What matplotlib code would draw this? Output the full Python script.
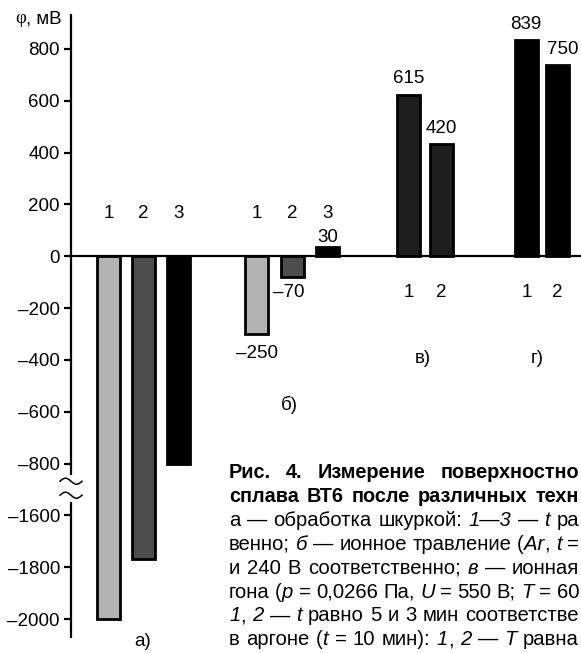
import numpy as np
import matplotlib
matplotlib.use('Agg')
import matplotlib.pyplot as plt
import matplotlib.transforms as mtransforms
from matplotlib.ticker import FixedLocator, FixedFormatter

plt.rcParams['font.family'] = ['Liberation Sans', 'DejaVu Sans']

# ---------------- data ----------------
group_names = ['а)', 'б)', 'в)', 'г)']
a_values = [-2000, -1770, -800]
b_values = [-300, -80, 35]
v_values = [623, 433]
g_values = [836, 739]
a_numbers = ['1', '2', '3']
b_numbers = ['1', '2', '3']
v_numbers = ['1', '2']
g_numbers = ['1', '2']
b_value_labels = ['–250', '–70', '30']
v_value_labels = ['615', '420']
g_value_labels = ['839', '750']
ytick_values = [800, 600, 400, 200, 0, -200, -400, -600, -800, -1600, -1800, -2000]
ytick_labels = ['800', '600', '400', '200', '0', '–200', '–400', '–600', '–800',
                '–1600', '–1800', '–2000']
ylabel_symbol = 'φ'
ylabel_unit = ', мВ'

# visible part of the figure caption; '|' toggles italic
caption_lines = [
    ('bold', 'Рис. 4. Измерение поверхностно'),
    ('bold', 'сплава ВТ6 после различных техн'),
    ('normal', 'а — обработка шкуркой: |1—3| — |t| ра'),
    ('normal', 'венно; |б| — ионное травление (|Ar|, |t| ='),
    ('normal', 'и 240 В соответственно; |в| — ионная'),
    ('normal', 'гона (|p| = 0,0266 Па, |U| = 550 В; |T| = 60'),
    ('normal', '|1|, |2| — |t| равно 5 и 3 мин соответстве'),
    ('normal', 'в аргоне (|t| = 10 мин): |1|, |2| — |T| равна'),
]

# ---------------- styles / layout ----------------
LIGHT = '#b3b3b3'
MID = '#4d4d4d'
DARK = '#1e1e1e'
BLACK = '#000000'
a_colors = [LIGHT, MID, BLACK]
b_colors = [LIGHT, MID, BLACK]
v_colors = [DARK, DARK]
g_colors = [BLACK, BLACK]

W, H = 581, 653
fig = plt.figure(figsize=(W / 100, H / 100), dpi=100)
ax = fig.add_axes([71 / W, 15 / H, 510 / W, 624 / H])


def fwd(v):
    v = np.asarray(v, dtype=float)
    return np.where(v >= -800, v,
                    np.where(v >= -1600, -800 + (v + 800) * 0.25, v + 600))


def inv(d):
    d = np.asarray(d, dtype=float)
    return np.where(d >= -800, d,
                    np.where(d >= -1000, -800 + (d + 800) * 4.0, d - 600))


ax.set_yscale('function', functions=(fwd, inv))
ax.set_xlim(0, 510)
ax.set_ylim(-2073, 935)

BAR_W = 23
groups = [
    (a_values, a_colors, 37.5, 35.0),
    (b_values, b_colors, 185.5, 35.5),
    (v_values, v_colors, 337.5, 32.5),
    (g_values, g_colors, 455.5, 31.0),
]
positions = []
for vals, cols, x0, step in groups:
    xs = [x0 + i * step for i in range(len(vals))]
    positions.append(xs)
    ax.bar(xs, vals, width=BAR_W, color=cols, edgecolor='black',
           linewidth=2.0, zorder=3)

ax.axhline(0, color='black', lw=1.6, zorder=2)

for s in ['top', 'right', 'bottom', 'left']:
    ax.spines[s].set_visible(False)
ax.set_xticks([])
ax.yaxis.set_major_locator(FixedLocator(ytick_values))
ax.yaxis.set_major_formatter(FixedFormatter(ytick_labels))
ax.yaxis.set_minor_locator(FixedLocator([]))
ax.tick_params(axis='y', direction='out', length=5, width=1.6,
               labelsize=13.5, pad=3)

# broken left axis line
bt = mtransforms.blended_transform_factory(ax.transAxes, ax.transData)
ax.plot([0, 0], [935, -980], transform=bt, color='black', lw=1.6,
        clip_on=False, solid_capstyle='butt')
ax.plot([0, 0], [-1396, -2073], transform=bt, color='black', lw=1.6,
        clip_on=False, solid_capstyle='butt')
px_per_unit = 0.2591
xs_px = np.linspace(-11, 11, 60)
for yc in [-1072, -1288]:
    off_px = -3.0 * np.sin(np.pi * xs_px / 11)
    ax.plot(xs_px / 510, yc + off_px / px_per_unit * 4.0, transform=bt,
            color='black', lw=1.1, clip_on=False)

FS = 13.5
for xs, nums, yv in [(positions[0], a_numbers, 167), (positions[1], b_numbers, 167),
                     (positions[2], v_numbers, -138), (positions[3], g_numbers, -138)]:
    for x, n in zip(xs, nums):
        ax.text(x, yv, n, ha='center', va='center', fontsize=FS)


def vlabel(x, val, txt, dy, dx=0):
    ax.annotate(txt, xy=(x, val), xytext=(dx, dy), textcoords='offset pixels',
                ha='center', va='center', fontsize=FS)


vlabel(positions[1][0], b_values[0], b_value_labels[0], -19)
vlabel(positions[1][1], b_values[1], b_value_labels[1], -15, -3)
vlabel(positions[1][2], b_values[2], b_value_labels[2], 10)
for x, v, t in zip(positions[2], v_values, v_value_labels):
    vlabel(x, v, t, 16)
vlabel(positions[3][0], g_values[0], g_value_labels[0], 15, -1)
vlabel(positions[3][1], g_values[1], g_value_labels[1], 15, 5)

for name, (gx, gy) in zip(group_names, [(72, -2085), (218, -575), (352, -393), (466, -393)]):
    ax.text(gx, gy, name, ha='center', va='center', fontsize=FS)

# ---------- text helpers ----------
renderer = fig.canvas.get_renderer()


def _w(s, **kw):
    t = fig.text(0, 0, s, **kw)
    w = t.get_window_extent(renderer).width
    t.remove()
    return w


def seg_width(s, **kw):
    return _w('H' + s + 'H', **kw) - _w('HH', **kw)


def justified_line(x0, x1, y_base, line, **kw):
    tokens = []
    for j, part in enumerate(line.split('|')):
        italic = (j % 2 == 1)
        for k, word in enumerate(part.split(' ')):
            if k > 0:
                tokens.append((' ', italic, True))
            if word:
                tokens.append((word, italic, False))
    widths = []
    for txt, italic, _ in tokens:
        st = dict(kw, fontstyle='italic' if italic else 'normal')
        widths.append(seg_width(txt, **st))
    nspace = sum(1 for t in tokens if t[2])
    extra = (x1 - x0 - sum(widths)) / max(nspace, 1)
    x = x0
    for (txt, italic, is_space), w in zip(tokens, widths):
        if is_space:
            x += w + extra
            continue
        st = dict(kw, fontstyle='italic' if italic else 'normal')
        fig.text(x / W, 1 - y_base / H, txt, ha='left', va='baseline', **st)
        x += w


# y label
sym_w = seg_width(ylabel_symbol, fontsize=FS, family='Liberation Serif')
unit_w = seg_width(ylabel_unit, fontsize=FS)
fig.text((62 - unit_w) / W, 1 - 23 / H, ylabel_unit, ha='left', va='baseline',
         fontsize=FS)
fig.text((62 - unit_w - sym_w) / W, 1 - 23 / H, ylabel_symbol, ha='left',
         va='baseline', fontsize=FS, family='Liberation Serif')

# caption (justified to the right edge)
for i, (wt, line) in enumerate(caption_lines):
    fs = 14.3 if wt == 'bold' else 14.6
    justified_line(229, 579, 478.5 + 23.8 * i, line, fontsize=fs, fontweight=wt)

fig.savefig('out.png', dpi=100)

====================

◆ AIM ◆
Write down every line from the opening of the listing to the line with "ylabel_unit = ', мВ'", both included, and nothing else; the pictures are omitted.

◆ RESPONSE TO THIS EXERCISE ◆
What matplotlib code would draw this? Output the full Python script.
import numpy as np
import matplotlib
matplotlib.use('Agg')
import matplotlib.pyplot as plt
import matplotlib.transforms as mtransforms
from matplotlib.ticker import FixedLocator, FixedFormatter

plt.rcParams['font.family'] = ['Liberation Sans', 'DejaVu Sans']

# ---------------- data ----------------
group_names = ['а)', 'б)', 'в)', 'г)']
a_values = [-2000, -1770, -800]
b_values = [-300, -80, 35]
v_values = [623, 433]
g_values = [836, 739]
a_numbers = ['1', '2', '3']
b_numbers = ['1', '2', '3']
v_numbers = ['1', '2']
g_numbers = ['1', '2']
b_value_labels = ['–250', '–70', '30']
v_value_labels = ['615', '420']
g_value_labels = ['839', '750']
ytick_values = [800, 600, 400, 200, 0, -200, -400, -600, -800, -1600, -1800, -2000]
ytick_labels = ['800', '600', '400', '200', '0', '–200', '–400', '–600', '–800',
                '–1600', '–1800', '–2000']
ylabel_symbol = 'φ'
ylabel_unit = ', мВ'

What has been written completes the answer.